Model overview. The input to our model is a single depth image. We perform several iterations on this image. At iteration t, the input to our convolutional network is (i) a set of retina-like patches \(X_t\) extracted from the input depth image and (ii) the current pose estimate \(\hat{y}_{t-1}\). Our model predicts offsets \(\hat{\delta }_t\) and selectively applies them to the previous pose estimate based on a predicted visibility mask \(\hat{\alpha }_t\). The refined pose at the end of iteration t is denoted by \(\hat{y}_t\). Element-wise product is denoted by \(\odot \).

3 Model

Overview. The goal of our model is to achieve viewpoint invariant pose estimation. The iterative error feedback mechanism proposed by [10] demonstrates promising results on front and side view RGB images. However, a fundamental challenge remains unsolved: how can a model learn to be viewpoint invariant? Our core contribution is as follows: we leverage depth data to embed local patches into a learned viewpoint invariant feature space. As a result, we can train a body part detector to be invariant to viewpoint changes. To provide richer context, we also introduce recurrent connections to enable our model to reason on past actions and guide downstream global pose estimation (see Fig. 2).

3.1 Model Architecture

Local Input Representation. One of our goals is to use local body part context to guide downstream global pose prediction. To achieve this, we propose a two-step process. First, we extract a set of patches from the input depth image where each patch is centered around each predicted body part. By feeding these patches into our model, it can reason on low-level, local part information. We transform these patches into patches called glimpses [38, 47]. A glimpse is a retina-like encoding of the original input that encodes pixels further from the center with a progressively lower resolution. As a result, the model must focus on specific input regions with high resolution while maintaining some, but not all spatial information. These glimpses are stacked and denoted by \(X \in \mathbb {R}^{H\times W \times J}\) where J is the number of joints, H is the glimpse height, and W is the glimpse and width. Glimpses for iteration t are generated using the predicted pose \(\hat{y}_{t-1}\) from the previous iteration \(t-1\). When \(t=0\), we use the average pose \(\hat{y}_0\).

Fig. 3.
figure 3

Learned viewpoint invariant embedding for a single glimpse. A single glimpse x is converted into a voxel \(x'\). A localization network f(x) regresses 3D transformation parameters \(\theta \) which are applied to \(x'\) with a trilinear sampler. The resulting feature map V is projected onto 2D which gives the embedding U.
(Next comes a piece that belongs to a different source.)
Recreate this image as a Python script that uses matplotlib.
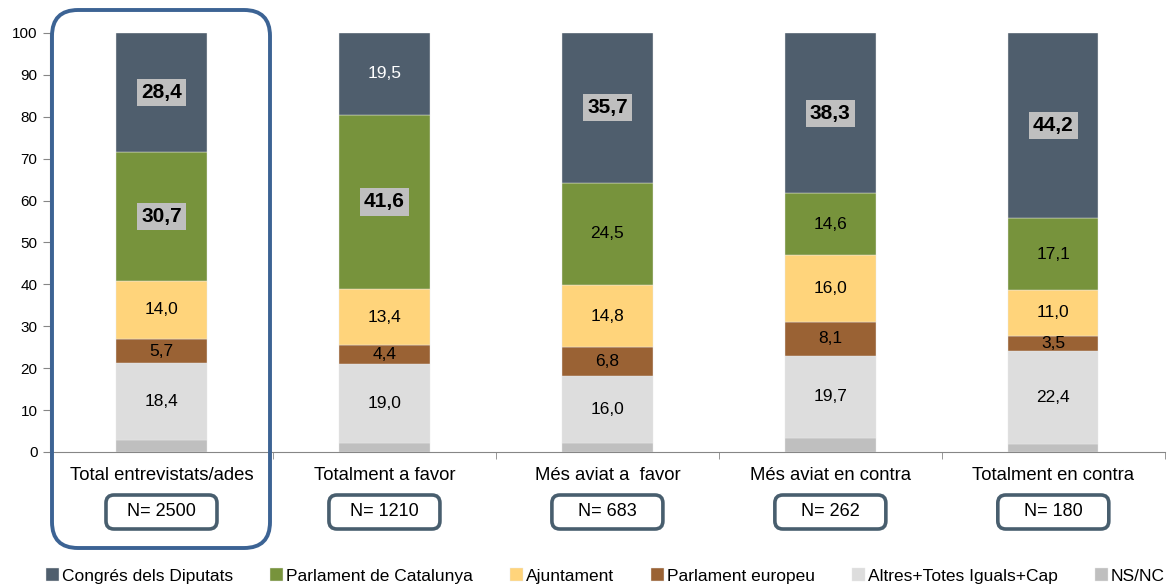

Learned Viewpoint Invariant Embedding. We embed the input into a learned, viewpoint invariant feature space (see Fig. 3). Since each glimpse x is a real world depth map, we can convert each glimpse into a voxel \(x' \in \mathbb {R}^{H \times W \times D}\) where D is the depth of the voxel. We refer to voxel as a volumetric representation of the depth map and not a full 3D model. This representation allows us to transform the glimpse in 3D thereby simulating occlusions and geometric variations which may be present from other viewpoints.

Given the voxel \(x'\), we now transform it into a viewpoint invariant feature map \(V \in \mathbb {R}^{H \times W \times D}\). We follow [33] in a two-step process: First, we use a localization network \(f(\cdot )\) to estimate a set of 3D transformation parameters \(\theta \) which will be applied to the voxel \(x'\). Second, we compute a sampling grid defined as \(G \in \mathbb {R}^{H \times W \times D}\). Each coordinate of the sampling grid, i.e. \(G_{ijk} = (x^{(G)}_{ijk}, y^{(G)}_{ijk}, z^{(G)}_{ijk})\), defines where we must apply a sampling kernel in voxel \(x'\) to compute \(V_{ijk}\) of the output feature map. However, since \(x^{(G)}_{ijk}, y^{(G)}_{ijk}\) and \( z^{(G)}_{ijk}\) are real-valued, we convolve \(x'\) with a sampling kernel, \(\ker (\cdot )\), and define the output feature map V:

$$\begin{aligned} \small V_{ijk} = \sum \limits _{a=1}^{H} \sum \limits _{b=1}^{W} \sum \limits _{c=1}^{D} x'_{abc} \ker \left( \frac{a - x^{(G)}_{ijk}}{H} \right) \ker \left( \frac{b - y^{(G)}_{ijk}}{W}\right) \ker \left( \frac{c - z^{(G)}_{ijk}}{D}\right) \end{aligned}$$
(1)

where the kernel \(\ker (\cdot ) = \max (0, 1-|\cdot |)\) is the trilinear sampling kernel. As a final step, we project the viewpoint invariant 3D feature map V into a viewpoint invariant 2D feature map U:

$$\begin{aligned} U_{ij} = \sum \limits _{c=1}^{D} V_{ijc} \quad \text { such that} \quad U \in \mathbb {R}^{H \times W} \end{aligned}$$
(2)

Notice that Eqs. (1) and (2) are linear functions applied to the voxel \(x'\). As a result, upstream gradients can flow smoothly through these mathematical units. The resulting U now represents two-dimensional viewpoint invariant representation of the input glimpse. At this point, U is used as input into a convolutional network for human body part detection and error feedback prediction.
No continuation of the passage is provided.